I’ll end the suspense for you immediately, Faithful Reader: this was a sadly misguided adaptation, even though, as with the director’s prior work, it has many good things. On the plus side: Joel Edgerton, as Daisy Buchanan’s womanizing, old-money husband, Tom: buff, bullying, ignorant, insecure—a portrait well within the novelist’s conception of the character. On the minus side, the film’s perverse framing device: Nick Carraway writing and narrating his account of the title character from a sanitarium, where he is being treated for acute alcoholism.
(The novel not only had no such scenes, but not even
an implication that this outsider had fallen victim to the same excesses as the
era he chronicled. The device, of course, is a nod to Fitzgerald’s own physical
and soul sickness, with even the name of the institution—Perkins—an allusion to
his legendary Scribner’s editor, Max.)
Now, in the comfort of my home, I could listen to Luhrmann and his
collaborators try to justify themselves. Alternatively, I could examine at length where they went wrong. But having opted,
with regret, to fork over $4 more to watch their film in 3D, I’m not going to
waste my time as well as money. Instead, I thought I would concentrate on one
aspect of the movie: its treatment of golfer Jordan Baker. She provides a way
to understand both Fitzgerald’s preoccupations and Luhrmann’s faulty
understanding of them.
Filmmakers don’t seem to know what to make of
Jordan, either physically or psychologically. Elliott Nugent’s 1949 version,
starring the egregiously cast Alan Ladd in the title role, ended with Jordan
(played by Ruth Hussey, who probably would have been better as Daisy) married
to Nick. The 1974 version starring Robert Redford featured as Jordan the former
model (and future James Bond girl) Lois Chiles, who thought that her
relationship with Robert Evans would land her the role of Daisy (her subsequent
flat line readings reveal why the latter possibility would have been even more
disastrous for that film than the finished product was.) This time, Luhrmann
and co-screenwriter Craig Pearce have eliminated any hint at all of romance
between the female golfer and Nick. One change to the novel is as misbegotten
as the other.
One of the things that supposedly makes Gatsby unfilmable is Nick’s passivity,
an observer rather than actor. His relationship with Jordan, in the novel, goes
some way towards refuting that notion.
But the affair does not simply give Nick something
to do when he is not reintroducing Gatsby and Daisy, and witnessing the course
of their second time around. No, the Nick-Jordan affair serves as a counterpart
to their friends.
From first to last, Gatsby is in thrall to his
ecstatic vision of Daisy, leaving him not only a prisoner of love but a
prisoner of illusion. On the other hand, Nick’s eye, even when it first catches
of Jordan, notices something vaguely off-putting about her. Her shoulders are
thrown back “like a young cadet” (echoing his wish, after returning from World
War I, that the world could stand at “a sort of moral attention forever”). He
enjoys looking at her, he admits, but by the third adjective of his description
of her “wan, charming, discontented” face, the sense of a dying fall hangs over
every letter in the passage. In fact, it colors the reader’s view of her
throughout the rest of the book.
Daisy is soft, girlish, flirty, even with her cousin
Nick, a 1920s example of an evergreen type: the Southern belle, used to getting
her way around men. None of that for Jordan. Hers is a “hard, jaunty body,”
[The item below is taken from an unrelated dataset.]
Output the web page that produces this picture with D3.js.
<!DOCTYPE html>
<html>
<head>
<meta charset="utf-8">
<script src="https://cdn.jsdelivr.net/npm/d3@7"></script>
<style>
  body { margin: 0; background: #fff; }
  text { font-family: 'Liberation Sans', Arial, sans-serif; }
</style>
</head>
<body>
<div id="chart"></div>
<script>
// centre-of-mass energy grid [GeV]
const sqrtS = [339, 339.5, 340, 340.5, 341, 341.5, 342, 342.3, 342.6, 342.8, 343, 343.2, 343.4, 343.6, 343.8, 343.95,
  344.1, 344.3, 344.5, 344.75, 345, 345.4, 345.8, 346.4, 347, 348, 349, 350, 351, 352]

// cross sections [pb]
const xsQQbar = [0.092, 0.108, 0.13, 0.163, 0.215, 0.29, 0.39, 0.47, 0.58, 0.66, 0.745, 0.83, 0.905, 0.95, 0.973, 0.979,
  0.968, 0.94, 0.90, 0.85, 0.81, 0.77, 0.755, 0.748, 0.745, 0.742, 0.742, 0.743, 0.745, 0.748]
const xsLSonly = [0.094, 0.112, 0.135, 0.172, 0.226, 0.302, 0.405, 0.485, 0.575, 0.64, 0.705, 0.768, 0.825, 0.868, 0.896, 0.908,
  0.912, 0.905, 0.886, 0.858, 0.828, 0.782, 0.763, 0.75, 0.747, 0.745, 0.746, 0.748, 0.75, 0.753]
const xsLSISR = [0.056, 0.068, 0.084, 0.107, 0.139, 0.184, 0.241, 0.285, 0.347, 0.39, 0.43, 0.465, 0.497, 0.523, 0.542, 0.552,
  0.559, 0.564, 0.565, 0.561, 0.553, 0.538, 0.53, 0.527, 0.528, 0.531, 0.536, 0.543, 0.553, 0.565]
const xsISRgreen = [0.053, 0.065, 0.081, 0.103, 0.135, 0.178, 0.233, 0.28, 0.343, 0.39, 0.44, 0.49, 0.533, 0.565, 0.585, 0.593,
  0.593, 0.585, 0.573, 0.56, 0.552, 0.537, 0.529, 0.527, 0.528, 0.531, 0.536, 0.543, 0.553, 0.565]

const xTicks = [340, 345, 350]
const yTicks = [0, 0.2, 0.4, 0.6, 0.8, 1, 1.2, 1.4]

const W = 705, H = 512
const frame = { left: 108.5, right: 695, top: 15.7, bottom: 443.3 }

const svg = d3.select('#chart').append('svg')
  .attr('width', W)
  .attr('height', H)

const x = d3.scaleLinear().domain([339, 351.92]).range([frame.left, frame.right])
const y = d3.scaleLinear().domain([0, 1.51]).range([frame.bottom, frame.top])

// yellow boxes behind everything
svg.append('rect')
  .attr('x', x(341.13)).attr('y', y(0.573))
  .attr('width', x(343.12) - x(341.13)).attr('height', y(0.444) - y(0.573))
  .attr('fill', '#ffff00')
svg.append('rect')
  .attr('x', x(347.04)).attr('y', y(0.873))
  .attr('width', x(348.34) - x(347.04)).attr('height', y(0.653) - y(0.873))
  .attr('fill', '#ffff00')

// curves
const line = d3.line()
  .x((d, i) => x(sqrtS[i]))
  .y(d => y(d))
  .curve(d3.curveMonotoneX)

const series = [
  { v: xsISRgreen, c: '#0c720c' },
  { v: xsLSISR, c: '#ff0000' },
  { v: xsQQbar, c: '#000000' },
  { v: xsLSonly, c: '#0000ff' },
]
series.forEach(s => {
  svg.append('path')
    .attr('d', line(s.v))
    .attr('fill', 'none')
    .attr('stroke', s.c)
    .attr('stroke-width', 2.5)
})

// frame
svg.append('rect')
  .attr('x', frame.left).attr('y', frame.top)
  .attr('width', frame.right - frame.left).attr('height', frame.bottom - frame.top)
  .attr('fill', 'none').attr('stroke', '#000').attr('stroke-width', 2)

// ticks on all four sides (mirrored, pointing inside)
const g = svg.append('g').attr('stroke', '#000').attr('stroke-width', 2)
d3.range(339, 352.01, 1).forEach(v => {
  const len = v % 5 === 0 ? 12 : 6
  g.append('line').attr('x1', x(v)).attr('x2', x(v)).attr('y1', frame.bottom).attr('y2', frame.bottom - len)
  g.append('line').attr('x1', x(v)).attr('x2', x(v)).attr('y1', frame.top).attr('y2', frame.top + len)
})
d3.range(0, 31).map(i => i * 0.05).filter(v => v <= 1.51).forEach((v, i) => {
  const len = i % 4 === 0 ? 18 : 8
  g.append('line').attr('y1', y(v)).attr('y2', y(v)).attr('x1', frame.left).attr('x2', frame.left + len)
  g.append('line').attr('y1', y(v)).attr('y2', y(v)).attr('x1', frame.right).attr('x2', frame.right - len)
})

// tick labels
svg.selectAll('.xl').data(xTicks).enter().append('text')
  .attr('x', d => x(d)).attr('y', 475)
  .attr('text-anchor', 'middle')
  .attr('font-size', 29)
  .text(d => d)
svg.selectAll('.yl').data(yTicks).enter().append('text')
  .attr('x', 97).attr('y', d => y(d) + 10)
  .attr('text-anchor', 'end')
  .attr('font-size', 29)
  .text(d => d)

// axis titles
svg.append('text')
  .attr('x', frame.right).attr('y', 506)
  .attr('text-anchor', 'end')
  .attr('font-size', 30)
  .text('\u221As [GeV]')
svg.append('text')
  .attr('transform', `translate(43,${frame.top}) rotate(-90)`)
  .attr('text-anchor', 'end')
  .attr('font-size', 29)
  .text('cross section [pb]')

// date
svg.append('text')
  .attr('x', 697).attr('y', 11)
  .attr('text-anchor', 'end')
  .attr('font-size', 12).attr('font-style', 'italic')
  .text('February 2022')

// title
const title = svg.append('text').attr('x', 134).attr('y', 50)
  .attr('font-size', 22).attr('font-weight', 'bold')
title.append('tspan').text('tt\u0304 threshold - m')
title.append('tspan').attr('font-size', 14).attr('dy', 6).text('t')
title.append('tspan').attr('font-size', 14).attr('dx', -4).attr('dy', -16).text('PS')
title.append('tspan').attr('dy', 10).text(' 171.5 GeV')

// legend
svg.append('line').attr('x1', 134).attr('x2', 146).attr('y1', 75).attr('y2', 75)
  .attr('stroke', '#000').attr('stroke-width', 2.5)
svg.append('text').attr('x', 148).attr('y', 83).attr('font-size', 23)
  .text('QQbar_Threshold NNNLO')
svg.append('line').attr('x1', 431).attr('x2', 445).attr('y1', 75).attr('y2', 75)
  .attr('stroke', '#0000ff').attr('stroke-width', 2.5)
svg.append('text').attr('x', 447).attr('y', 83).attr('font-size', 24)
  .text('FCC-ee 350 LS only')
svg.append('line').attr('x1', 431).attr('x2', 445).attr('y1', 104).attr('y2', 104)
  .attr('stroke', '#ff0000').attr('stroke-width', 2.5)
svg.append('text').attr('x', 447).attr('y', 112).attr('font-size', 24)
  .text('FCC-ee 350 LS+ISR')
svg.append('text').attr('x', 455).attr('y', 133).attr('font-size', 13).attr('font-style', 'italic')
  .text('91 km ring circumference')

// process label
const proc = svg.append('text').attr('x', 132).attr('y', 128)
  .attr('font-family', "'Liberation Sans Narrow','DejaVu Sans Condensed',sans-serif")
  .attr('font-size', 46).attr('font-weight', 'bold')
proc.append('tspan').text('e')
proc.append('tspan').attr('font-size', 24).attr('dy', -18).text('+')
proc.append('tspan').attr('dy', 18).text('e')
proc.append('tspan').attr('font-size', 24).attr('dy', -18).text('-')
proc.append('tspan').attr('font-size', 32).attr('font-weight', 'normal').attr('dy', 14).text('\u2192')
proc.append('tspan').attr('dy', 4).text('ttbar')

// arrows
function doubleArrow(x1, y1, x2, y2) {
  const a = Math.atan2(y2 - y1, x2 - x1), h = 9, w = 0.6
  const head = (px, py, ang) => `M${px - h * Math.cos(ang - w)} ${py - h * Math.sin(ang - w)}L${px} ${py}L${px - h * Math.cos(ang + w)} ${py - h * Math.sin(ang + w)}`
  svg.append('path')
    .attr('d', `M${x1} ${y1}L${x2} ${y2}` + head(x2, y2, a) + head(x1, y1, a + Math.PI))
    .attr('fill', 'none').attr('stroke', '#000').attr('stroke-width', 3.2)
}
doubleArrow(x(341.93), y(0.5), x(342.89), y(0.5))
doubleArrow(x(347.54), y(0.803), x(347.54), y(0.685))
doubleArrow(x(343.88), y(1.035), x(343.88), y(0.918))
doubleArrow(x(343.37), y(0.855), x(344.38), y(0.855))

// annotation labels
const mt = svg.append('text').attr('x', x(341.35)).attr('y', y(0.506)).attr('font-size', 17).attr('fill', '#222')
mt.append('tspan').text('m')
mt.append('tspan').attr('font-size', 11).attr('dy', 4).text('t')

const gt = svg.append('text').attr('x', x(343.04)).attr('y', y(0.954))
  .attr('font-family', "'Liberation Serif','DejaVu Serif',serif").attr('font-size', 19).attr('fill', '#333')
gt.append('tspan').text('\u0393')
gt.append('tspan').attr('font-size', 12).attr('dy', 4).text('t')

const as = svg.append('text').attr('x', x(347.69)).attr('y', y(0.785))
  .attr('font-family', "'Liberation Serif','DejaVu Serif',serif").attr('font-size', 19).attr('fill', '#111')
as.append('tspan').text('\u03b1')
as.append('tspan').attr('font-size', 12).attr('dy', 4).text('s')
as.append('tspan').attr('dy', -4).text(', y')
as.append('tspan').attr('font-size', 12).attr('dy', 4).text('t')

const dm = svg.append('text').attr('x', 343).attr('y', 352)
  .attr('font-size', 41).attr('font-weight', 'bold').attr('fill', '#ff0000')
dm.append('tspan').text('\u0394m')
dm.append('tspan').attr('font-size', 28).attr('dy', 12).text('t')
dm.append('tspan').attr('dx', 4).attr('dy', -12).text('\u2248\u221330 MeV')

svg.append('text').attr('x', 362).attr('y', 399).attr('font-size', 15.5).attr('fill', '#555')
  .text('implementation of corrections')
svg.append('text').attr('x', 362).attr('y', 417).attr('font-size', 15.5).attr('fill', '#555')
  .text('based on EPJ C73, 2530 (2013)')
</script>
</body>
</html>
almost androgynous, signaling a new type of woman (or, at least, one noticed
for the first time) in the Roaring Twenties: “fast.” (Indeed, even her name is
a compound of two car models of the time.)
In a time that allowed American women greater
freedom than ever before, Jordan equals in intelligence virtually any man she
comes in contact with—and certainly Tom Buchanan, whose boorishness provides
her (and Fitzgerald) with some of the novel’s slyest satiric passages.
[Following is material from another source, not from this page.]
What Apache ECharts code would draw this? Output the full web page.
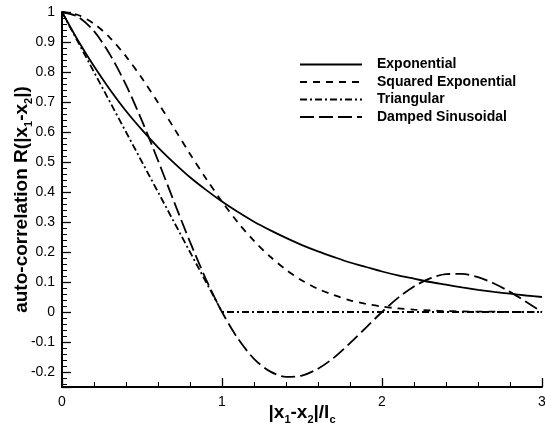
<!DOCTYPE html>
<html>
<head>
<meta charset="utf-8">
<script src="https://cdn.jsdelivr.net/npm/echarts@6/dist/echarts.min.js"></script>
<style>html,body{margin:0;padding:0;background:#fff}#c{width:545px;height:428px}</style>
</head>
<body>
<div id="c"></div>
<script>
// x positions (|x1-x2|/lc) where the curves were read
var xs = [0,0.1,0.2,0.3,0.4,0.5,0.6,0.7,0.8,0.9,1.0,1.1,1.2,1.3,1.4,1.5,1.6,1.7,1.8,1.9,2.0,2.1,2.2,2.3,2.4,2.5,2.6,2.7,2.8,2.9,3.0];
var exponential = [1,0.905,0.819,0.741,0.670,0.607,0.549,0.497,0.449,0.407,0.368,0.333,0.301,0.273,0.247,0.223,0.202,0.183,0.165,0.150,0.135,0.122,0.111,0.100,0.091,0.082,0.074,0.067,0.061,0.055,0.050];
var squaredExp = [1,0.990,0.961,0.914,0.852,0.779,0.698,0.613,0.527,0.445,0.368,0.298,0.237,0.185,0.141,0.105,0.077,0.056,0.039,0.027,0.018,0.012,0.008,0.005,0.003,0.002,0.001,0.001,0.000,0.000,0.000];
var triangularX = [0,1,3];
var triangular = [1,0,0];
var dampedSin = [1,0.984,0.936,0.858,0.757,0.637,0.505,0.368,0.234,0.109,0,-0.089,-0.156,-0.198,-0.216,-0.212,-0.189,-0.152,-0.104,-0.052,0,0.047,0.085,0.112,0.126,0.127,0.116,0.095,0.067,0.034,0];
var seriesNames = ['Exponential','Squared Exponential','Triangular','Damped Sinusoidal'];

function pairs(x, y){ return x.map(function(v,i){ return [v, y[i]]; }); }

var FONT = 'Arial, "Liberation Sans", sans-serif';
var chart = echarts.init(document.getElementById('c'), null, {renderer:'canvas'});
var sub = {fontSize: 11, fontWeight: 'bold', fontFamily: FONT, color: '#000', verticalAlign: 'bottom', lineHeight: 24};
function line(name, data, dash, smooth){
  return {
    name: name, type: 'line', data: data, symbol: 'none', smooth: smooth,
    animation: false, clip: true,
    itemStyle: {color: '#000'},
    lineStyle: {color: '#000', width: 1.8, type: dash}
  };
}
chart.setOption({
  animation: false,
  backgroundColor: '#fff',
  grid: {left: 62, right: 3, top: 12, bottom: 41, outerBoundsMode: 'none', containLabel: false},
  legend: {
    orient: 'vertical', left: 299, top: 57.5, padding: 0, itemWidth: 62, itemHeight: 14, itemGap: 3.5,
    itemStyle: {opacity: 0},
    textStyle: {fontFamily: FONT, fontSize: 14, fontWeight: 'bold', color: '#000', padding: [0,0,0,10]},
    data: seriesNames
  },
  xAxis: {
    type: 'value', min: 0, max: 3, interval: 1,
    name: '|x{s|1}-x{s|2}|/l{s|c}', nameLocation: 'middle', nameGap: 14, nameMoveOverlap: false,
    nameTextStyle: {fontFamily: FONT, fontSize: 19, fontWeight: 'bold', color: '#000', rich: {s: sub}},
    axisLine: {onZero: false, lineStyle: {color: '#000', width: 2}},
    axisTick: {inside: true, length: 9, lineStyle: {color: '#000', width: 1.3}},
    minorTick: {show: true, splitNumber: 5, length: 5, lineStyle: {color: '#000', width: 1}},
    axisLabel: {fontFamily: FONT, fontSize: 14, color: '#000', margin: 8},
    splitLine: {show: false}
  },
  yAxis: {
    type: 'value', min: -0.25, max: 1, splitNumber: 12,
    name: 'auto-correlation R(|x{s|1}-x{s|2}|)', nameLocation: 'middle', nameGap: 28, nameRotate: 90, nameMoveOverlap: false,
    nameTextStyle: {fontFamily: FONT, fontSize: 19, fontWeight: 'bold', color: '#000', rich: {s: sub}},
    axisLine: {onZero: false, lineStyle: {color: '#000', width: 2}},
    axisTick: {inside: true, length: 9, lineStyle: {color: '#000', width: 1.3}},
    minorTick: {show: true, splitNumber: 5, length: 5, lineStyle: {color: '#000', width: 1}},
    axisLabel: {fontFamily: FONT, fontSize: 14, color: '#000', margin: 7, showMinLabel: false},
    splitLine: {show: false}
  },
  series: [
    line(seriesNames[0], pairs(xs, exponential), 'solid', 0.3),
    line(seriesNames[1], pairs(xs, squaredExp), [7,6], 0.3),
    line(seriesNames[2], pairs(triangularX, triangular), [7,3,2,3], false),
    line(seriesNames[3], pairs(xs, dampedSin), [14,5], 0.3)
  ]
});
</script>
</body>
</html>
But all that intelligence might not be enough. Immediately,
on first acquaintance, Nick vaguely recalls hearing about her somewhere. It’s
only later that he figures out where: in the papers, and the subsequent rumors
that she was “incurably dishonest.” She avoids “clever, shrewd men” because
they might figure out that she is not genuine.
The
Great Gatsby is so densely packed with colors,
symbols and allusions that it’s easy to overlook Fitzgerald’s use of sports as
a vehicle to suggest encroaching corruption in everyday life in America. As a
Princeton undergrad, he had tried out for the football team; his school’s
football and hockey star, Hobey Baker, became his beau ideal of an athlete of
enormous personal and athletic grace (as I described in a prior post); and 20 years later, down on his luck in Hollywood,
he continued to follow the fortunes of his alma mater on the gridiron. (He appears to have based Jordan on Edith Cummings, a Chicago socialite who parlayed her golf skills and beauty into a reputation as "The Fairway Flapper"--and the first appearance of a female athlete on the cover of Time Magazine.)
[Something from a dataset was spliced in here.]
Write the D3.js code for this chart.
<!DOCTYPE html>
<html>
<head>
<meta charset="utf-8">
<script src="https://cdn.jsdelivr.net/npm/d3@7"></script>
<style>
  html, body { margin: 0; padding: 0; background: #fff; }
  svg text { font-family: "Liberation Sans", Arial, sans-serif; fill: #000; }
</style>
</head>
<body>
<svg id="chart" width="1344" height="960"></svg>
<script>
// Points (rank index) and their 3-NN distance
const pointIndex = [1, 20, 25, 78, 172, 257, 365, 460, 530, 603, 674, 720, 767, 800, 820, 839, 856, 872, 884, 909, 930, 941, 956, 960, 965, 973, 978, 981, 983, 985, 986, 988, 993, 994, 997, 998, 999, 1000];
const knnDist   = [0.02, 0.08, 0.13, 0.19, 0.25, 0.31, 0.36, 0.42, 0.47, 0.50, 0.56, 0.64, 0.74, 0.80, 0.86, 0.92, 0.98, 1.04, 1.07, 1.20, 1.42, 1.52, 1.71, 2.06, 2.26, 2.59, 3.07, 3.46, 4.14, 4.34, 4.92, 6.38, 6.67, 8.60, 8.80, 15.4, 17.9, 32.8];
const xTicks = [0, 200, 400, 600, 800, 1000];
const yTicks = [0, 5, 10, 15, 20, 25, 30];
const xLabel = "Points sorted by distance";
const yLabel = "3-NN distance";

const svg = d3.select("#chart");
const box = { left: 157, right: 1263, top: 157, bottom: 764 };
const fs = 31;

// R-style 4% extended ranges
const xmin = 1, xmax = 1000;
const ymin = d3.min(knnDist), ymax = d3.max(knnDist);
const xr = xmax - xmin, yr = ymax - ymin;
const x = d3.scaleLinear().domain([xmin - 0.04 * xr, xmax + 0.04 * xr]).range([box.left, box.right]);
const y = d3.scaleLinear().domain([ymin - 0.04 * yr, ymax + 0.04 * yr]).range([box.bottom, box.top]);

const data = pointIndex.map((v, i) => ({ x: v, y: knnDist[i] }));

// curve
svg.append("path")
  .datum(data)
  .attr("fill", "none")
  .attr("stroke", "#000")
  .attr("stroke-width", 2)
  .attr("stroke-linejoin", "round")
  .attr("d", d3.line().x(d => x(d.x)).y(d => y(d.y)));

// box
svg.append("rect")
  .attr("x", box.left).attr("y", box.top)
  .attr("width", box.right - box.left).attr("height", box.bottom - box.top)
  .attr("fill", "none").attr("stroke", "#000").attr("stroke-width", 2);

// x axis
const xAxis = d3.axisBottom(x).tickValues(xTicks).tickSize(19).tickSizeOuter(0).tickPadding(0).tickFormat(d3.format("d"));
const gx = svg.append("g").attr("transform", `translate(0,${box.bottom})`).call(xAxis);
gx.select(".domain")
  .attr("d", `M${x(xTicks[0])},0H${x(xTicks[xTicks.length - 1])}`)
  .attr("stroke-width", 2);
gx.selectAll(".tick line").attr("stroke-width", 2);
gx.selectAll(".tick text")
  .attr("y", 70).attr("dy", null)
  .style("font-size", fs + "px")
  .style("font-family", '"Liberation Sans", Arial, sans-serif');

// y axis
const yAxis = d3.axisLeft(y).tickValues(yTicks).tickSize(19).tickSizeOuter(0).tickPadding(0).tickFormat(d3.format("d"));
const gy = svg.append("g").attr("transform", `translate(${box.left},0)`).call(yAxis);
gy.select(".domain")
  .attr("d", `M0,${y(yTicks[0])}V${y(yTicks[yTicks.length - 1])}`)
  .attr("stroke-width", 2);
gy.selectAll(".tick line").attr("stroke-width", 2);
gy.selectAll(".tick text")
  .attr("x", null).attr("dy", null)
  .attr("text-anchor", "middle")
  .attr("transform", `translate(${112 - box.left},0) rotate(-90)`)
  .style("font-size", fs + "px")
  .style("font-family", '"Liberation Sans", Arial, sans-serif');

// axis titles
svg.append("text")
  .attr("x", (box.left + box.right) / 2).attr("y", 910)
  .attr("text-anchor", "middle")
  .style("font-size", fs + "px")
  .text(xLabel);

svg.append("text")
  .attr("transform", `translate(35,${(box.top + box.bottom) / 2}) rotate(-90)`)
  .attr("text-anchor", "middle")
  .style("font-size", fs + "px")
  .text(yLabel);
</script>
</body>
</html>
Fitzgerald was the type of person, then, who should
have been predisposed to think of the Roaring Twenties—the era of Babe Ruth,
Jack Dempsey, Bill Tilden, and Red Grange—as the so-called “Golden Age of
Sports.” But perhaps this worship of athletes only raised his antenna about
anything that could corrode the purity of sports.
And so, his great novel includes a rumor about Meyer
Wolfsheim (widely believed to be based on gangster Arnold Rothstein) helping to
“throw” the 1919 World Series; polo star Tom Buchanan using his “cruel” body to
dominate his wife and mistress; and Jordan’s cheating to posit that not even
sports, a realm where grace and dedication can shine, is beyond the moral malaise
overtaking all other aspects of American life.
“It takes two to make an accident,” Jordan tells
Nick in the quarrel that precipitates their breakup, as she tries to deflect
some of the responsibility for the end of the relationship. The remark weighs
especially heavily coming after the traffic accident that, in effect, seals
Gatsby’s doom.
But both parties are not necessarily equally at
fault in such matters, and certainly not in the one that kills Tom’s mistress,
Myrtle Wilson. It is Daisy, not Gatsby, driving the vehicle that runs over
Myrtle, yet Tom takes control of Daisy for good (and camouflages the evidence
of his affair from Myrtle’s cuckolded, heartsick, not deranged husband) by
claiming that Gatsby was behind the wheel.
Jordan’s silent complicity with the Buchanans is yet
another signal that, despite their differences in temperament, she shares their
poverty of values. (An earlier hint came in her first scene, when she turns to
Nick and remarks, snobbishly, "You live in West Egg.”) In the end, the
“incurably dishonest” female golfer is not that different from the two “careless
people” who earn Nick’s disapproval.
(The image accompanying this post shows Elizabeth
Debick, the actress playing Jordan Baker in the Baz Luhrmann adaptation. The director got Jordan's look fine--which makes it all the more astonishing that he got her function in the novel so wrong.)